The function of effective stress is to cause compression effect in rock pores, thereby reducing the flow channels and lowering the permeability of sandstone. At the beginning of loading, the particles inside the sandstone were linearly compacted and underwent elastic deformation. When the loading stress increased to the rough contact strength of the particles, the rough contact was crushed and consolidated and the crushed particles began to fill the fracture space.
Permeability is also affected by the saltwater concentration. When the sandstone was saturated with saltwater, saltwater particles occupied the pore space of the sandstone. The higher the saltwater concentration, the more salt crystals there are inside the sandstone, and the more obvious the blocking effect, resulting in a decrease in permeability.
4. Conclusions
- There is a good power function relationship between the permeability of reservoir sandstone and effective stress. During CO2 injection into the reservoir sandstone, the permeability of dry sandstone was two orders of magnitude higher than that of saturated sandstone.
- Injecting 8MPa CO2 pressure into reservoir sandstone, the compression coefficient of sandstone fractures increases with the increase of effective stress from 10MPa to 28MPa.
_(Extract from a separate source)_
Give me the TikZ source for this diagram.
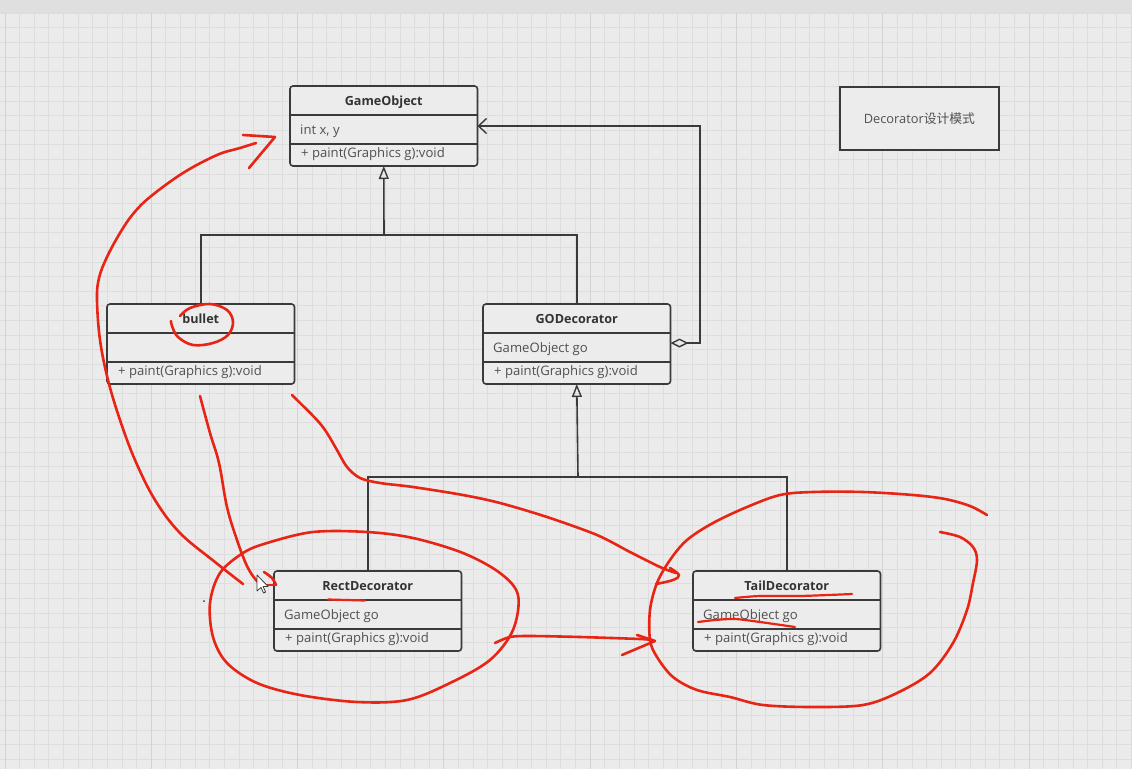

- The permeability of reservoir sandstone is affected by both effective stress and saturated saline concentration. The effective stress reduces the volume of the sandstone pores and fractures, resulting in a decrease in permeability. High-concentration saline produces a blocking effect by forming crystals inside sandstone fractures, whereas increasing the compression coefficient of sandstone fractures leads to a decrease in permeability.